EL maestro Gonzalo Torrente Ballester describió la escena ambientada en la corte española del siglo XVII en la que el rey Felipe IV, en una escapada con el conde de Peña Andrada, contempló el cuerpo desnudo con medias rojas de la prostituta Marfisa y tras el descubrimiento quedó alelado de por vida, en un aturdimiento persistente que le valió el apodo de El Pasmado. O sea, que a partir de aquella visión actuó como un autómata en perpetua vacuidad. El título de la magnífica novela de Torrente Ballester es Crónica del rey pasmado, y recomiendo que se lea y regale en estas fechas navideñas.

Tengo por costumbre no escuchar el discurso que, antes el emérito y ahora don Felipe, dedican los Borbones con toda la alharaca de radios y televisiones a un personal mayoritariamente ocupado en vigilar el horno o preparar los langostinos. Y aunque uno pretenda huir de la alocución, no puede librarse de repeticiones, referencias y comentarios posteriores sobre lo que Felipe VI leyó con pretendido aire hogareño y fondo de banderas y belenes. Así que me di por enterado. Y no me gustó.

El rey español dio la exacta imagen de pasmado en una plática atemporal en la que fue soltando como ristra de morcillas un cúmulo de obviedades, simplezas y lugares comunes propios de un discurso navideño a la vieja usanza. El rey pasmado cumplió el protocolo pasando por encima de la realidad como de puntillas, limitándose a repartir como aguinaldo deseos de buena voluntad y felicitaciones del vecino de la escalera.

En un momento convulso e incierto por el que atraviesa ahora la situación política y económica, el nuevo Borbón hizo juegos malabares para no complicarse la vida intentando evitar que de un extremo o de otro pudieran cebarse con él. Le convenía más dar la imagen de pasmado que arriesgarse a que esa mayoría denominada constitucionalista pudiera dedicarle un capón. Y en intento ridículo de quedar bien en un ambiente con Catalunya al rojo vivo, recurrió al topicazo de "la diversidad territorial que nos define y la unidad que nos da fuerza", o sea, la España Una y el sano regionalismo de tiempos del Movimiento.
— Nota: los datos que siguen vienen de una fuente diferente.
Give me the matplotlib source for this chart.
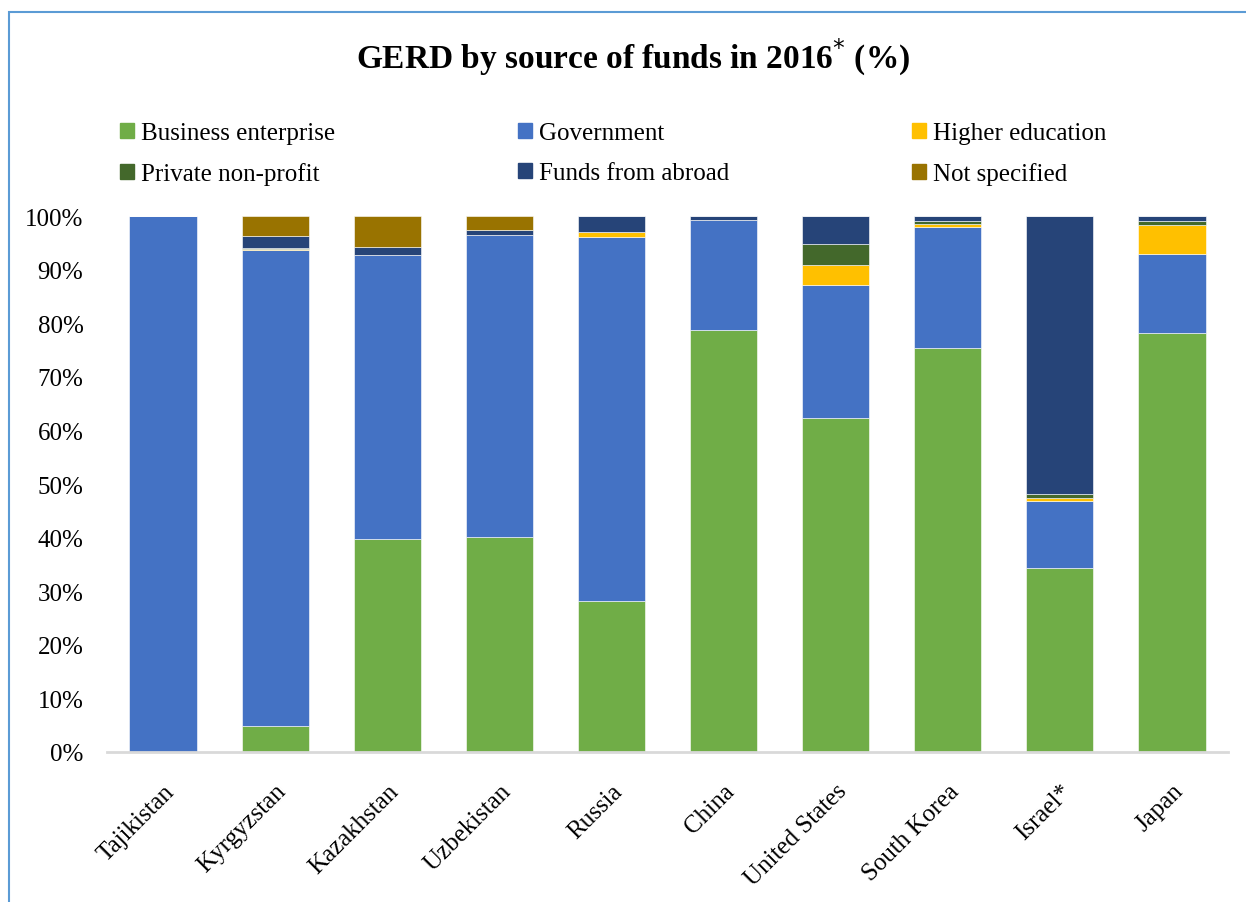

Felipe VI optó por un discurso de apaño y aferrarse al capote inexpugnable de la Constitución, la Carta Magna que le llaman, documento eterno que hay que proteger, defender y, si fuera preciso, reformar pero siempre que no se toque la perpetuación de una figura tan antidemocrática como la suya. La Constitución, por la cuenta que le trae. En ese pasmo constitucional se entretuvo media docena de veces, por supuesto sin ninguna alusión a que pudiera reformarse el modelo de Estado para dar encaje a la diversidad territorial y social. El Borbón pasmado ni siquiera rozó la violencia machista y al referirse a la inmigración su discurso dejó caer una leve referencia a los "movimientos migratorios" desprovista de humanización o de tragedia. En resumen, que despachó un discurso plano, atemporal, sin emociones, ni riesgos, ni arranque, un discurso que con algún leve retoque podría haber pronunciado su hija Leonor, o un jardinero de La Zarzuela. Una vez más, visto lo visto y comprobado el pasmo que ni siquiera es capaz de percibir la realidad, hay que concluir que el rey es absolutamente prescindible.

Por supuesto, no opinarán así los que tras el discurso quedaron encantados, reverentes ante una monarquía que consideran intocable. La verdad, es descorazonador el servilismo y la escandalosa ausencia de crítica que se prodigaron en la mayoría de medios de comunicación y en los comentarios de creadores de opinión, para quienes los borbones, emérito o en ejercicio, siempre pronuncian el discurso perfecto, adecuado y oportuno sean cuales sean las circunstancias. Basta con escuchar que lo hacen "llenos de orgullo y satisfacción", que es lo suyo.